The biggest impediment, in my view, is the ‘quality of data’, apart from ‘privacy’ concerns. Almost all transnational companies still have petabytes of legacy data at each geography and thousands of legacy applications that do not talk to each other. The quality of ERP implementations, lack of centralized data governance etc., is a long way to go for most enterprises.
Most CXO needs to understand there is a direct correlation between the data quality and overheads ($) as a percentage of revenue. Poor data quality almost always means ‘far higher than normal’ overheads.
Data quality in most global multinational enterprises needs to be improved. The larger and more complex the enterprise is, the more likely you end up with isolated, disconnected islands of information. It is because data lakes in most companies are used as data dump yards. Fortunately, it is a different story for new-age Internet companies. They operate as a global single-instance application, so they have no crippling ‘data quality issues.
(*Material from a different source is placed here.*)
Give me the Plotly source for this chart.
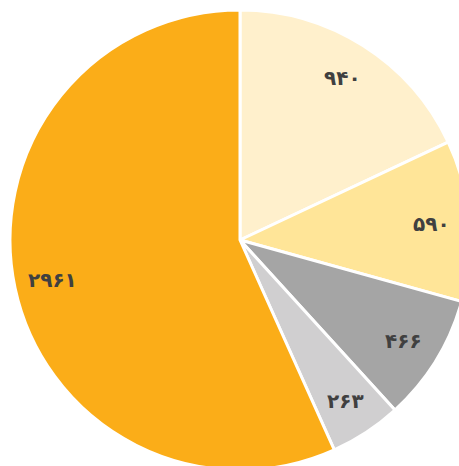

Do you have any advice for Universities and Engineering colleges designing courses on Data Science & AI?
The universities should notice a few things.
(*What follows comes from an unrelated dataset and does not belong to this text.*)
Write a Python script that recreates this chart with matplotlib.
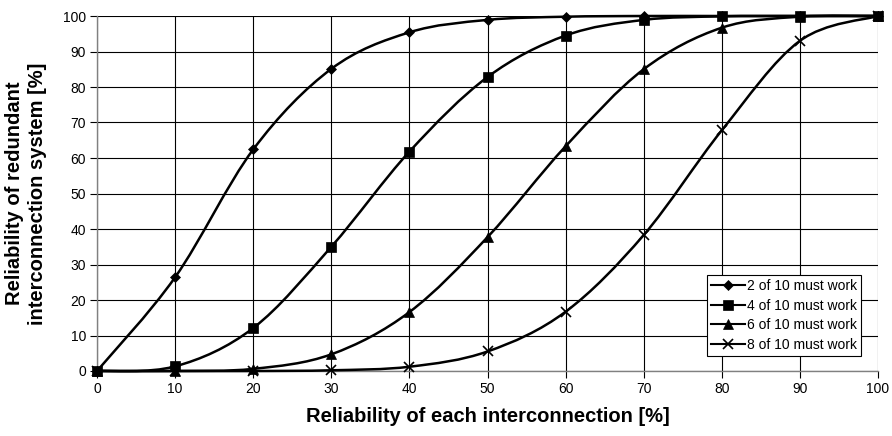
import matplotlib
matplotlib.use("Agg")
import matplotlib.pyplot as plt
import numpy as np
from matplotlib.path import Path
from matplotlib.patches import PathPatch
from matplotlib.lines import Line2D

plt.rcParams['font.family'] = ['Liberation Sans', 'DejaVu Sans']

link_reliability = [0, 10, 20, 30, 40, 50, 60, 70, 80, 90, 100]
two_of_ten = [0, 26.4, 62.4, 85.1, 95.4, 98.9, 99.8, 100, 100, 100, 100]
four_of_ten = [0, 1.3, 12.1, 35.0, 61.8, 82.8, 94.5, 98.9, 99.9, 100, 100]
six_of_ten = [0, 0, 0.6, 4.7, 16.6, 37.7, 63.3, 85.0, 96.7, 99.8, 100]
eight_of_ten = [0, 0, 0, 0.2, 1.2, 5.5, 16.7, 38.3, 67.8, 93.0, 100]

series_labels = ["2 of 10 must work", "4 of 10 must work",
                 "6 of 10 must work", "8 of 10 must work"]
series_values = [two_of_ten, four_of_ten, six_of_ten, eight_of_ten]
series_markers = ["D", "s", "^", "x"]
marker_sizes = [5.5, 6.5, 7, 7]
x_ticks = [0, 10, 20, 30, 40, 50, 60, 70, 80, 90, 100]
y_ticks = [0, 10, 20, 30, 40, 50, 60, 70, 80, 90, 100]


def smooth_path(xs, ys):
    """Cubic Bezier path through the points (spreadsheet-style smoothed line)."""
    pts = np.column_stack([xs, ys]).astype(float)
    n = len(pts)
    verts = [pts[0]]
    codes = [Path.MOVETO]
    for i in range(n - 1):
        p0 = pts[i - 1] if i > 0 else pts[i]
        p1 = pts[i]
        p2 = pts[i + 1]
        p3 = pts[i + 2] if i + 2 < n else pts[i + 1]
        c1 = p1 + (p2 - p0) / 6.0
        c2 = p2 - (p3 - p1) / 6.0
        verts += [c1, c2, p2]
        codes += [Path.CURVE4] * 3
    return Path(verts, codes)


fig = plt.figure(figsize=(8.92, 4.36), dpi=100)
ax = fig.add_axes([97 / 892, 1 - 371 / 436, (878 - 97) / 892, (371 - 16) / 436])

ax.set_xlim(0, 100)
ax.set_ylim(0, 100)
ax.set_xticks(x_ticks)
ax.set_yticks(y_ticks)
ax.grid(True, color="black", linewidth=0.8)
ax.set_axisbelow(True)
for side in ["top", "right"]:
    ax.spines[side].set_visible(False)
for side in ["left", "bottom"]:
    ax.spines[side].set_color("#808080")
    ax.spines[side].set_linewidth(1.0)
ax.tick_params(axis="both", direction="out", length=5, width=0.8,
               color="black", labelsize=10, pad=3)

handles = []
for vals, lab, mk, ms in zip(series_values, series_labels, series_markers, marker_sizes):
    patch = PathPatch(smooth_path(link_reliability, vals), facecolor="none",
                      edgecolor="black", linewidth=1.8, zorder=3, clip_on=False)
    ax.add_patch(patch)
    mew = 1.2 if mk == "x" else 0.5
    ax.plot(link_reliability, vals, linestyle="none", marker=mk, markersize=ms,
            color="black", markeredgewidth=mew, zorder=4, clip_on=False)
    handles.append(Line2D([], [], color="black", linewidth=1.5, marker=mk,
                          markersize=ms, markeredgewidth=mew))

leg = ax.legend(handles, series_labels, loc="lower right",
                bbox_to_anchor=(0.982, 0.035), fontsize=10, frameon=True,
                fancybox=False, edgecolor="black", framealpha=1,
                handlelength=2.4, handletextpad=0.15, borderpad=0.3,
                labelspacing=0.4, borderaxespad=0.2)
leg.get_frame().set_linewidth(0.8)
leg.set_zorder(10)

ax.set_xlabel("Reliability of each interconnection [%]", fontsize=14.5,
              fontweight="bold", labelpad=8)
ax.set_ylabel("Reliability of redundant\ninterconnection system [%]",
              fontsize=14.5, fontweight="bold", labelpad=11, linespacing=1.3)

fig.savefig("out.png", dpi=100)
The importance of Decision Sciences: We need to understand the core purpose of data is to aid in decision-making. Serious AI/Data Science students need to study the basics of decision sciences and how exactly to identify the data behind the decisions and build decision models. Unfortunately, most students I meet do not even know the meaning of the ‘DMN’ notation.
The Data Lifecycle: No one teaches this subject in Universities. Students need to understand the core of data science & AI is ‘the data’… quoting from the book, “ All decisions, big and small, can be data-driven, assuming there is the right data to analyze and draw actionable insights from. The “right data,” however, cannot be produced instantaneously. One could not go back in time to capture the correct data if it was not designed to be captured in that instant. In the case of multinationals, one cannot blackjack the IT systems of each country to produce the standardized-granular data if it was not part of their original design. In a nutshell, systems across organizations must be designed to capture the right data”.
What advice would you provide to students and professionals interested in a career in artificial intelligence?
More than learning to code is required. You will gain confidence only when you learn to build applications, real business applications, and as many as you can.
I advise the students to intern with Analytics and AI product development companies as and when possible. Engineering colleges need more practical and workshop courses, ideally designed in collaboration with Tech companies. And the colleges must encourage the students to build real-life applications as individual projects, not group projects.